"No experiment can be more interesting than that we are now trying, and which we trust will end in establishing the fact, that man may be governed by reason and truth. Our first object should therefore be, to leave open to him all the avenues to truth. The most effectual hitherto found, is the freedom of the press. It is, therefore, the first shut up by those who fear the investigation of their actions." --Thomas Jefferson to John Tyler, 1804.

30 or less?

Washington Governor Chris Gregoire‘s call for a special legislative session for November sounds on its face questionable. Legislators will be coming to town in regular session not so long after that – probably within a month after it adjourns.

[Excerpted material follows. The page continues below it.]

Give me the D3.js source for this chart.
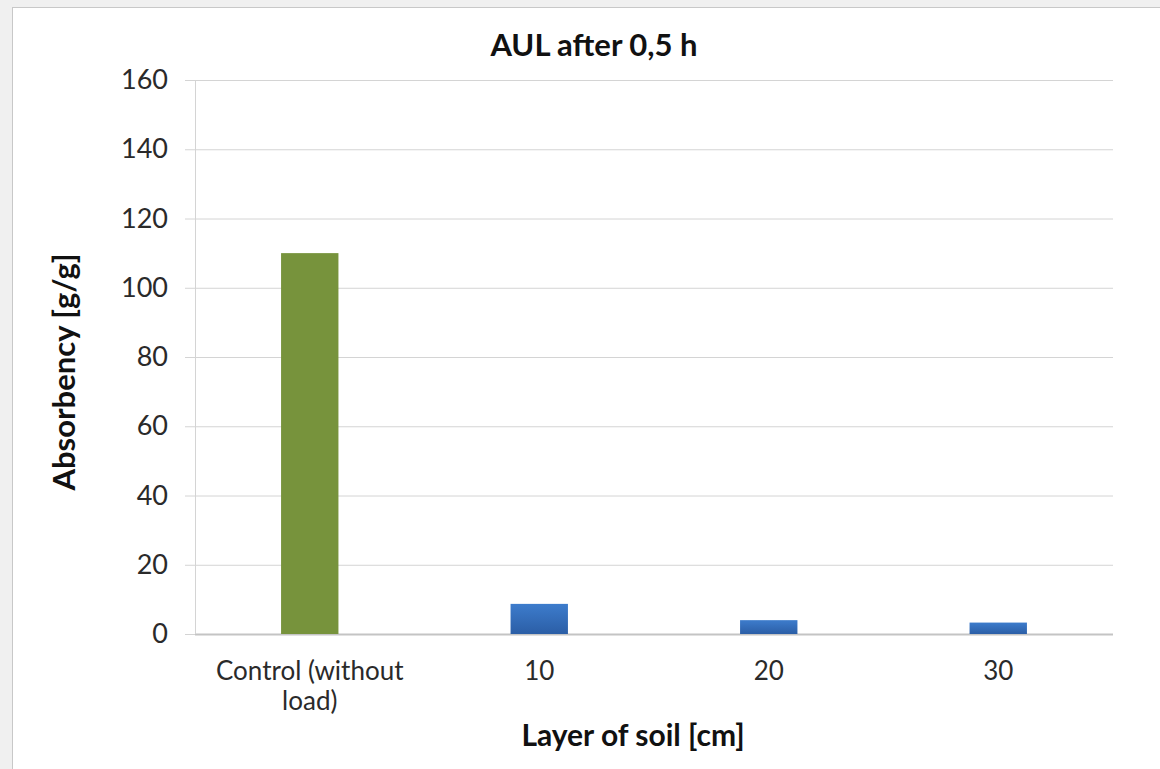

Still, the budget numbers have been worsening at a heady clip, so the argument for action sooner than even that does have some weight. Olympia Republican Representative Gary Alexander, after the announcement: “Budget leaders can begin the process now. The longer we wait to address the issue, the harder the budget problem will be to solve.” Not a bad point.

And there is one other. By focusing on budget adjustments in December, there should be a better ability to focus on other things – economic problem-solving – in January. That clearly seemed a driver in Gregoire’s thinking; her release on the call noted she wanted “to spend the regular session focusing on policy bills to support job creation and economic growth.” Passage might be a little easier than way, with fewer opportunities, in some quarter or other, for hostage-taking.

So how long will be the special be? Don’t figure on a lot less than 30 days, though there’ll surely be a strong push to get home well in advance of Christmas.